A settlement east of Antigonish.

At an early period it was called "Little River" but in 1864 the name was changed
to Bayfield in honor of Admiral Henry W. Bayfield (1795-1885), an English naval
officer and surveyor who surveyed and chartered the most of Nova Scotia from
Halifax to the gut of Canso, Cape Breton, Prince Edward Island, the Gulf of
St. Lawrence and the Great Lakes.

Among early settlers were those called Hosterman, Grant, Hullsman, Campbell,
Randall, Atwater, Connors, O'Brien, Murphy, Talbet and Knowlan.

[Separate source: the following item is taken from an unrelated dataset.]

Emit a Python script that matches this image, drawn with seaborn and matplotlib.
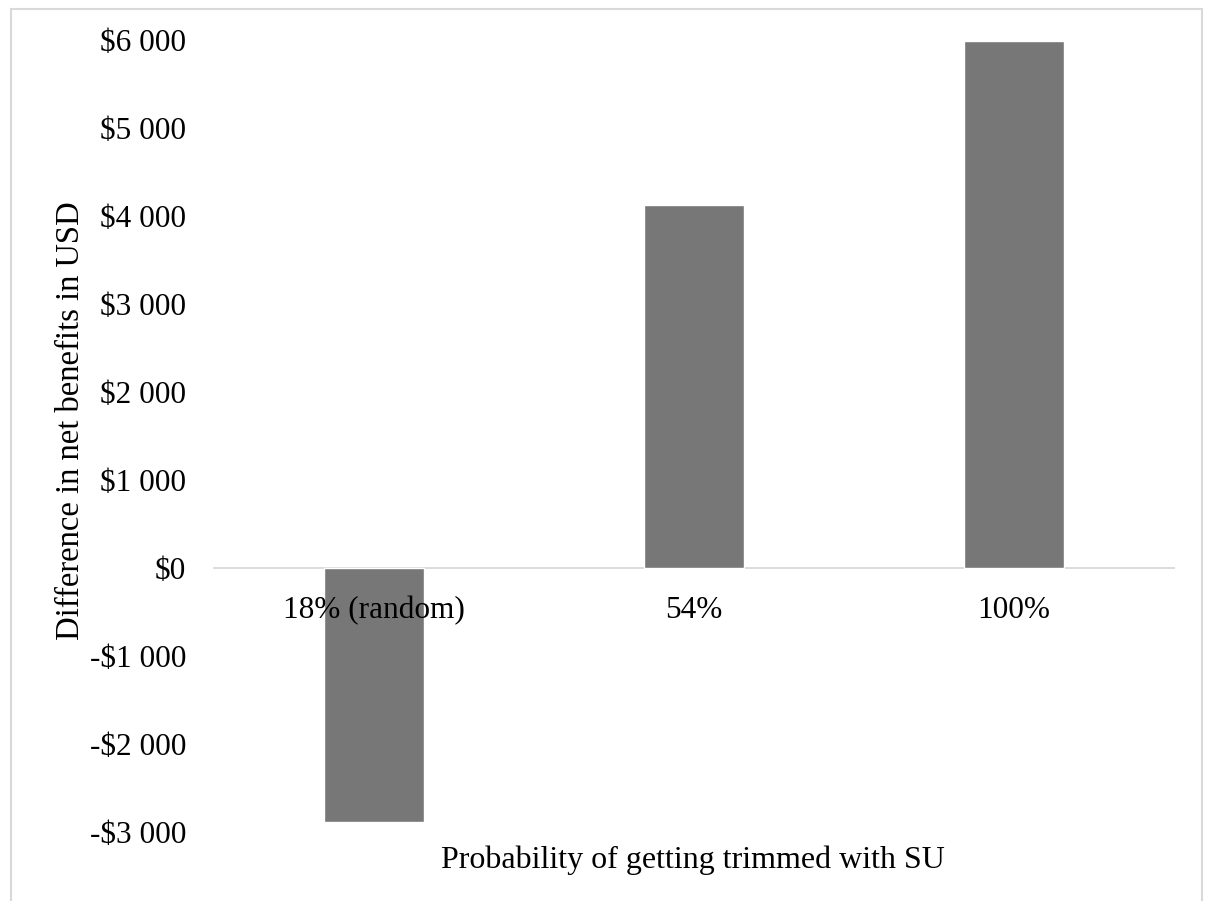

The section has a United Church and St. Mary the Virgin Anglican Church to
serve the two denominations which predominate.  The Rev. Thomas H. White was
the pioneer Anglican clergyman in the area and the parish began in 1834.  The
building was consecrated on March 8, 1880 but the original church was destroyed
by fire on March 17, 1895.  It was rebuilt and consecrated on September 3, 1903.

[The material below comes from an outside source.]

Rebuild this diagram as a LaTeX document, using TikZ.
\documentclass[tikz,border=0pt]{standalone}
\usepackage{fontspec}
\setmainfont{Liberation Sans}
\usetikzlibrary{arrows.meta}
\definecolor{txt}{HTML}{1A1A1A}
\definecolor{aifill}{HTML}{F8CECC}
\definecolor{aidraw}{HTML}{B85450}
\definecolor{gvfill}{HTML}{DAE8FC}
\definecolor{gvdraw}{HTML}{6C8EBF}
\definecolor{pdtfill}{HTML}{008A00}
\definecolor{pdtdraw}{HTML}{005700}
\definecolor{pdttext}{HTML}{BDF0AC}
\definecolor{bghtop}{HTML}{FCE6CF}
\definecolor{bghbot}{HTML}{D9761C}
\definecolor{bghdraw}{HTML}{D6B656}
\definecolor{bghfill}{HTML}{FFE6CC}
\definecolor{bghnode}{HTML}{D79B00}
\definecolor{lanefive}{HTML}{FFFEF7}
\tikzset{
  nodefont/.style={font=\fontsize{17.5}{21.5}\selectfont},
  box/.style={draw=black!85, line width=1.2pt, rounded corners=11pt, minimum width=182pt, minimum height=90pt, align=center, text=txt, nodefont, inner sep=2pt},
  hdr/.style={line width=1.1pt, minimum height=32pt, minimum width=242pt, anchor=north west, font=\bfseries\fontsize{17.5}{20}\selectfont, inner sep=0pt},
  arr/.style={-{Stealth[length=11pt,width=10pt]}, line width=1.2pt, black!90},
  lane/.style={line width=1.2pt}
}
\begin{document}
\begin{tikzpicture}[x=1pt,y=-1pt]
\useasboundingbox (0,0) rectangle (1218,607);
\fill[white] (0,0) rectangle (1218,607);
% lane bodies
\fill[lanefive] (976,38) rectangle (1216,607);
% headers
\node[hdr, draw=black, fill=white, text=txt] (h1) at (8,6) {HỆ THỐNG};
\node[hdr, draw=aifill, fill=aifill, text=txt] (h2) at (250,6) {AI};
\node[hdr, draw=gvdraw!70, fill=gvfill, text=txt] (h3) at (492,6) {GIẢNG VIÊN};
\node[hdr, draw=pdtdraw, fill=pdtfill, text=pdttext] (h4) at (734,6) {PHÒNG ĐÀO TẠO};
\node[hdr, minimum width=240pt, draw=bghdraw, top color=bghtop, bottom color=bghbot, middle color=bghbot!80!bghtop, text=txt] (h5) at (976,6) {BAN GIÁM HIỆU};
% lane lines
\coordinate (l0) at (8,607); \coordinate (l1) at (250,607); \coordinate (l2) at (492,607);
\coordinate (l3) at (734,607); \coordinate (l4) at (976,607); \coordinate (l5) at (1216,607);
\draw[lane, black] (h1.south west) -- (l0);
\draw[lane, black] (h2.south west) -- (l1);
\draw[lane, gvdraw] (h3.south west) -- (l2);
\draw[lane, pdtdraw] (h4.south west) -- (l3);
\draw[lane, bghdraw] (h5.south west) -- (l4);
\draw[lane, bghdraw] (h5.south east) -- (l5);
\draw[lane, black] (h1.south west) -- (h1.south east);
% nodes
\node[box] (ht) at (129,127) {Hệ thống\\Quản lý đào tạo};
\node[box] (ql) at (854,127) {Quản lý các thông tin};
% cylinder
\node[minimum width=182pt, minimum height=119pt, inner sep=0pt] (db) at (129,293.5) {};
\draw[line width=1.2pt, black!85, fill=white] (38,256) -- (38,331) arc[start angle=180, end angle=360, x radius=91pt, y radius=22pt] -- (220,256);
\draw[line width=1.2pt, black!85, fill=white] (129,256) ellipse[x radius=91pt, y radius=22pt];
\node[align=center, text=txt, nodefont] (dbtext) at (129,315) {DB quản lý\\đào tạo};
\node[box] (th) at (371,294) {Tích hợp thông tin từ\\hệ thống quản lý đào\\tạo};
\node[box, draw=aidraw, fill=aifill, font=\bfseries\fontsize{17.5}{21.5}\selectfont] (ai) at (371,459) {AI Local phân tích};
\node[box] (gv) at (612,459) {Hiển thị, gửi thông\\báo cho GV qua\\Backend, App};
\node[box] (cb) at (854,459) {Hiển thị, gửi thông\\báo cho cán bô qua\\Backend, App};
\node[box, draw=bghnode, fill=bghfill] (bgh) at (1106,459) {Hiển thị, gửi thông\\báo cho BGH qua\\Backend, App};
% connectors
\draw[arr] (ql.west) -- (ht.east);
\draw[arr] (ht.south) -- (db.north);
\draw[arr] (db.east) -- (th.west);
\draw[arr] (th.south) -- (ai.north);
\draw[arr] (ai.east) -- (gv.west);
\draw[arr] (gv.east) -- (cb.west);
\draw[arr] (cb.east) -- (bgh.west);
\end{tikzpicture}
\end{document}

Aylward Taylor was the schoolmaster (at Little River) in 1829 and a new school
house was erected after the Act of 1864 providing for free schools.

There was a postal way office from 1852 to 1867 and in 1868 E. W. Randall
was postmaster.

In the days of wooden ships many vessels made Bayfield their home port,
particularly those owned by C. B. Whidden who carried on a trade in cattle
with Newfoundland.  S. W. Randall and Captain James Keay built vessels for
the cattle trade which reached its height in the 1870s and ended about 1913.

Fishing was also important, and in 1898 there were two stores, one grist mill,
one carding mill and one lobster factory and a population of 250.

The population in 1956 was 196.

BAYFIELD ROAD, Antigonish County

A settlement east of Antigonish where the roads from Bayfield on the coast
joins the Antigonish-Tracadie Highway.  In 1898 there was a railway station
here in the midst of a farming district.